Albers was influential in elevating textiles from craft to fine art. Her exquisite wall hanging Camino Real—seen for the first time outside of Mexico City at David Zwirner, New York, in 2019, and the subject of this book—is a superb example of this modern master’s work.

In 1967, noted architects Ricardo Legorreta and Luis Barragán commissioned Albers to create a work for the newly built Hotel Camino Real in Mexico City. Completed in 1968, her striking wall hanging Camino Real is heavily influenced by Latin American art and culture. Showcasing Albers’s approach to working with textiles as a “many-sided practice,” it is accompanied in this book by works Albers made following her move to the United States in 1933, including innovative wall hangings, weavings, and a range of works on paper. Together, these works reflect Albers’s brilliant embrace of different materials and techniques and her ability to work at varied scales.
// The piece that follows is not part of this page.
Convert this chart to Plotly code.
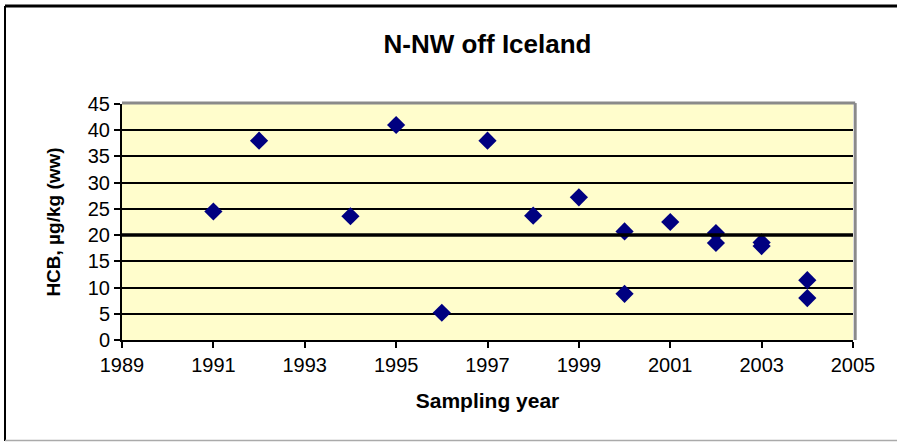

The works in this publication offer additional context and motifs, demonstrating the artist’s pioneering investment in textiles as an art form and her parallel interest in mass-produced designs. 
 
Published on the occasion of the Anni Albers exhibition presented at David Zwirner, New York, in 2019, this catalogue features new scholarship from the show’s curator, Brenda Danilowitz, art historian and chief curator of The Josef and Anni Albers Foundation, and T’ai Smith, an expert on Bauhaus craft and weaving.